**TASK TO COMPLETE:**
Count the lines in the entries below that include the word "this". Give nothing but the number.

**DATA SECTION:**
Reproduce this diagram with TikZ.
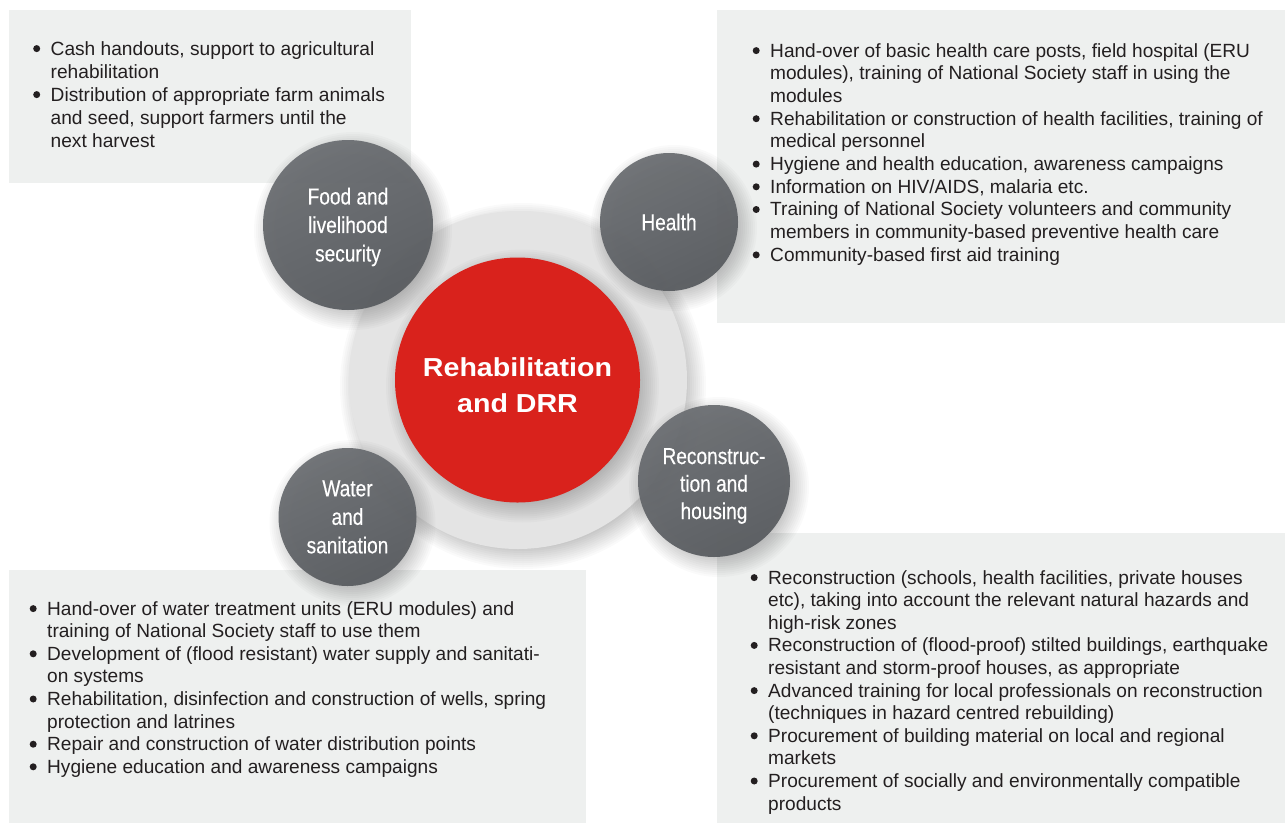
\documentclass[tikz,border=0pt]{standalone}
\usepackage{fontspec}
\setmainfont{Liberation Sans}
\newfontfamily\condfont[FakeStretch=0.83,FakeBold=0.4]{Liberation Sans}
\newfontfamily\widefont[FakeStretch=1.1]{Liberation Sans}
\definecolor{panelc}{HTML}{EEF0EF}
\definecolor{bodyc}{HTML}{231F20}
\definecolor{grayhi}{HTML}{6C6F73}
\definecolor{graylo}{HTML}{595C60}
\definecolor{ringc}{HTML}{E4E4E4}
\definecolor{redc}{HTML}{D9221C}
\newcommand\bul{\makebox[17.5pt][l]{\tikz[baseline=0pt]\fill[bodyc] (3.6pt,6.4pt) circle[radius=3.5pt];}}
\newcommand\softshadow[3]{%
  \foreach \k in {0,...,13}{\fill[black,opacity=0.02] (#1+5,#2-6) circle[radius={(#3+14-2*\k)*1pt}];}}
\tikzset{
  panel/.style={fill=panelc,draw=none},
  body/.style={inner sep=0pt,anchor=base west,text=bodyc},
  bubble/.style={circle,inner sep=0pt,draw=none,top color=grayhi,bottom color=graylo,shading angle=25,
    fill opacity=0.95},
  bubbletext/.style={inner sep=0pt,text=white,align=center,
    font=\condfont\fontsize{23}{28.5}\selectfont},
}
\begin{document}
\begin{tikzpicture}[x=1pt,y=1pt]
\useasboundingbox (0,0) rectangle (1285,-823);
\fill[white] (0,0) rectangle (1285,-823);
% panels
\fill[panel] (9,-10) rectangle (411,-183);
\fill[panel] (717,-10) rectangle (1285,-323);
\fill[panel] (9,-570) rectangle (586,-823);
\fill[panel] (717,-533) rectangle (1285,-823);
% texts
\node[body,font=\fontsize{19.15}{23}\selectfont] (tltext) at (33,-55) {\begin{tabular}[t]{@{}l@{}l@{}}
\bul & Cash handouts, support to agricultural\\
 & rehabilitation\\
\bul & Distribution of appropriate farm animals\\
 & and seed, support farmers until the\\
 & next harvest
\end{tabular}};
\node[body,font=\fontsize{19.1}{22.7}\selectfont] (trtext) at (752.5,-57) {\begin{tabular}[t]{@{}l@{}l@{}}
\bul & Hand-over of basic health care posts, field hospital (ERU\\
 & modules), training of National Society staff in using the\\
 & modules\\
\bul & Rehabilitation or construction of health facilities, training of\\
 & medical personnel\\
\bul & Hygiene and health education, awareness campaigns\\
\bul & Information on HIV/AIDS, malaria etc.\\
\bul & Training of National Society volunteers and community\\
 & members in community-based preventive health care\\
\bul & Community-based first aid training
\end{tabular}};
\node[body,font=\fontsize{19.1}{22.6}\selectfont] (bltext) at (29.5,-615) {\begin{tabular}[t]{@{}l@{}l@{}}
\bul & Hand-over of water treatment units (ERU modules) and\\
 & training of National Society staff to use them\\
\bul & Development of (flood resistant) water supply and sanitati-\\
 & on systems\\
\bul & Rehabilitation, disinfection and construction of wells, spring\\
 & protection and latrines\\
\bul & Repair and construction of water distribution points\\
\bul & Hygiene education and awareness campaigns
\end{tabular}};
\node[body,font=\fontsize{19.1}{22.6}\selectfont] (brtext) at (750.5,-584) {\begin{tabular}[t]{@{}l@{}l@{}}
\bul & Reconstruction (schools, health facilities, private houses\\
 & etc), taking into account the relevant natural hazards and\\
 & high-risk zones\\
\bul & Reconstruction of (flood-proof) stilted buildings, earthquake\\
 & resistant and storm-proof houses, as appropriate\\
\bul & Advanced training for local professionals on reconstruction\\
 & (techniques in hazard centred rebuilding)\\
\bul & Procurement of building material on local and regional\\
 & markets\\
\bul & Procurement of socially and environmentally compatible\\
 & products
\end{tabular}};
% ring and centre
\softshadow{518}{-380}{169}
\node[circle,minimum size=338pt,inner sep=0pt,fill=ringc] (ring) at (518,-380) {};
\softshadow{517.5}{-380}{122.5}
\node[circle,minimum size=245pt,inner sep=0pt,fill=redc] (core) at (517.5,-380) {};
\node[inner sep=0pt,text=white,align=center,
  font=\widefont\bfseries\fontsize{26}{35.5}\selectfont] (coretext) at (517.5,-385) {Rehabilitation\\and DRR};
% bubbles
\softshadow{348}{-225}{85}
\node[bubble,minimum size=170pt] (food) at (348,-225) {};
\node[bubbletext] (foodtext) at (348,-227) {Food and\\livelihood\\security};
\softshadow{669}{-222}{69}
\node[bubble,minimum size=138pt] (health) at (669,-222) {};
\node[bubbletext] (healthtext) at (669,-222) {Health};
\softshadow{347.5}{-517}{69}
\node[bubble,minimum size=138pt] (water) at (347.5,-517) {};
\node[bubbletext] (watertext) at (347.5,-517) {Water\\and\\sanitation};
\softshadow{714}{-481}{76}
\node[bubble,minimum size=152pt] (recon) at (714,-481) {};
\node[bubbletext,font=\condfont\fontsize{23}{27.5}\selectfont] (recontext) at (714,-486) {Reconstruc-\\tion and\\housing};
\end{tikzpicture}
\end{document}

* * *

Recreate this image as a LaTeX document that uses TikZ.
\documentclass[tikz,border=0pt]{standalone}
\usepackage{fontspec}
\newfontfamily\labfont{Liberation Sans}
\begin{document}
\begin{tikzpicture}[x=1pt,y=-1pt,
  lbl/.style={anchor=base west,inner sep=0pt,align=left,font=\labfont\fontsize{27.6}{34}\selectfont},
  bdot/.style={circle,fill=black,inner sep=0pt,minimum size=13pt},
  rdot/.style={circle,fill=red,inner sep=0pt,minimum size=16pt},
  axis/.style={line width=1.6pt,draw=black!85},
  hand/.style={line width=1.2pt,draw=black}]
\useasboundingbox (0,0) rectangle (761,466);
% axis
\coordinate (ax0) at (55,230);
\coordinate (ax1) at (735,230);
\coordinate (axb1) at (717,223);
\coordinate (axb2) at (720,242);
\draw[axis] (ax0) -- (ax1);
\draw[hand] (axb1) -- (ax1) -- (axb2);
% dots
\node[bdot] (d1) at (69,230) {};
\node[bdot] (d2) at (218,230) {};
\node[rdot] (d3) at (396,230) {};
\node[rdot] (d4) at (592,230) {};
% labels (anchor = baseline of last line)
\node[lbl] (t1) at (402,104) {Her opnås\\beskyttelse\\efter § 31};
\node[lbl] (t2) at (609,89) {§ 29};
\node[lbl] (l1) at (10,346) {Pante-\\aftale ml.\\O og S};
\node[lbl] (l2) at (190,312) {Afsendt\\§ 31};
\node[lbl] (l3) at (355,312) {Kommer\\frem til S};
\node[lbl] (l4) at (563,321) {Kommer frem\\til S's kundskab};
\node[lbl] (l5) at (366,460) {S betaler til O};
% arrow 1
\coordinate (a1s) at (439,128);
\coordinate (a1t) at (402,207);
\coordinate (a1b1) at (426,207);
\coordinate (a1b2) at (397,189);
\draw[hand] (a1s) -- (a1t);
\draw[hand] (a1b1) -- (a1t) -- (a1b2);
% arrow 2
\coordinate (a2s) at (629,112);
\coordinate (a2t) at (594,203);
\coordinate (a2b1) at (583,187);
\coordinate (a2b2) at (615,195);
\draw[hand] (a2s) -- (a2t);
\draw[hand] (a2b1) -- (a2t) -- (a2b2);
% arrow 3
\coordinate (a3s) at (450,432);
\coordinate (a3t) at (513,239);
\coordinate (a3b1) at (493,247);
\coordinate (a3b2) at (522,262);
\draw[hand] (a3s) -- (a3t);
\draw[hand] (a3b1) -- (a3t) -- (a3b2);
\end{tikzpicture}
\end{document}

**ANSWER FOR THE TASK:**
2